A constellation of talent almost unrivalled at any period in the history of science has contributed to the theory of polarization, though the original discovery of that property of light was accidental, and arose from an occurrence which, like thousands of others, would have passed unnoticed had it not happened to one of those rare minds capable of drawing the most important inferences from circumstances apparently trifling. In 1808, while M. Malus was accidentally viewing with a doublyrefracting prism a brilliant sunset reflected from the windows of the Luxembourg Palace in Paris, on turning the prism slowly round, he was surprised to see a very great difference in the intensity of the two images, the most refracted alternately changing from brightness to obscurity at each quadrant of revolution. A phenomenon so unlooked for induced him to investigate its cause, whence sprung one of the most elegant and refined branches of physical optics.
Fluorescence, or the internal dispersion of light, though far from possessing the beauty or extensive consequences of polarized light, is scarcely less wonderful. A variety of substances, such as canary-glass, a solution of sulphate of quinine, fluor-spar, and
a great number of organic substances, have the property of diminishing the refrangibility of light by internal dispersion, consequently of increasing the length of the waves, and lowering the colour in the prismatic scale; it is therefore called degraded light, or fluorescence, because first discovered in fluor-spar.
If a piece of glass coloured by cobalt be fixed in a hole in a window-shutter of a dark room, a slab of white porcelain placed near it will appear blue; but if the slab be viewed through a yellow glass coloured by silver, it will appear to be almost quite black, because the yellow glass absorbs all the rays transmitted by the blue glass. If, however, a piece of canary-glass be laid on the slab while it is dark, every part of the canary-glass will shine as if it were self-luminous, and with so bright a light that anything written on the slab that was invisible before may now be distinctly read. Such is the singular phenomenon of internal dispersion, degraded light, or fluorescence. The brightness is by no means due to phosphorescence, because the canary-glass only shines when under the influence of the active or blue rays, whereas phosphorescent bodies shine by their own light-the latter has independent, the former dependent, emission; it is possible, however, that a connexion may hereafter be traced between them.

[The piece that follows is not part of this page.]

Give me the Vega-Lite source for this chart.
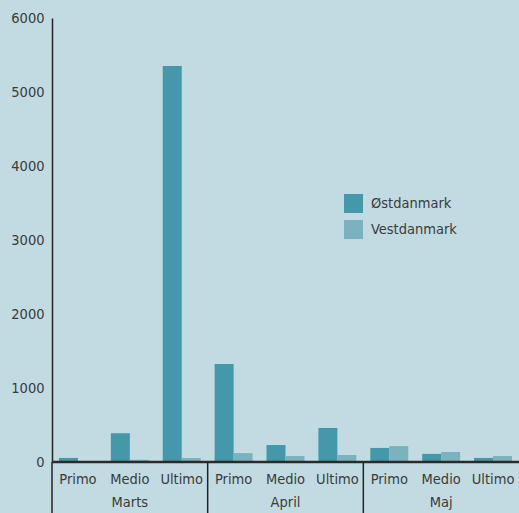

It appears from the analytical investigation of this phenomenon that the vibrations of the fluorescent substance are analogous to those of a sonorous body, as a bell or musical cord, which give the fundamental note and its harmonics. Now since there is a reciprocal action between the molecules of matter and light, when the light of the sun is absorbed by a substance capable of fluorescence, it puts the whole of its molecules into vibrations the same as its own, analogous to the fundamental note, while at the same time a certain number of molecules take more rapid vibrations exactly like the harmonics. The latter form new centres of light throughout the substance, which impart their vibrations to the ethereal medium around, and constitute fluorescence or degraded light. For example, in the experiment that has been described, the blue light imparted its own vibrations to all the molecules of the canary-glass, and also more rapid vibrations to a certain number of them. All of the blue rays were excluded by the yellow glass held before the eye; but it was pervious to the rays emanating in more rapid vibra
tions from the smaller number of molecules, which thus became really new centres of light, different from the sun's light, though owing to it; the one celestial, the other terrestrial; and the latter vibrations being more rapid than those of the blue light, their refrangibility was less, and therefore their colour lower in the prismatic scale. Mr. Power computed from his formulæ, that fluorescent light is produced by undulations which are a major or minor third below the pitch of the general vibration of the medium-that is to say, below the vibrations which the whole molecules of the body most readily assume.
Professor Stokes, of Cambridge, who made the preceding experiment, found that the chemical rays from a point in the solar spectrum produced, in a solution of the sulphate of quinine, light of a sky-blue colour, which emanates in all directions from the liquid, and that this blue fluorescent light contains, when analysed, all the rays of the spectrum; hence he inferred that the dispersive power or fluorescence had lowered the refrangibility of the chemical rays, so as to make them visible: and Sir David Brewster observes that the new spectrum, of all colours into which they were transformed, must possess the extraordinary property of being a luminous spectrum, either without chemical rays or full of them. The dispersion in the quinine solution is greatest near the surface, but the blue emanation proceeds from every part of the liquid; and Sir John Herschel, who discovered the fluorescent property in this liquid, and gave it the name of epipolic light, found that the remainder of the beam, when it issued from the solution, though not apparently different from the incident white light, is yet so much changed in passing through the liquid, that it is no longer capable of producing fluorescence, though still capable of common dispersion. The blue light from the solution of quinine, when examined, consisted of rays extending over a great part of the spectrum.
By passing a sunbeam through a bluish kind of fluor-spar, Sir David Brewster perceived that the blue colour is not superficial, as it appears to be, but that some veins in the interior of the crystal disperse blue light, others pink, and even white light; in short, he met with fluorescence in such a variety of substances, that he concludes it may prevail more or less in the greater number of solids and liquids.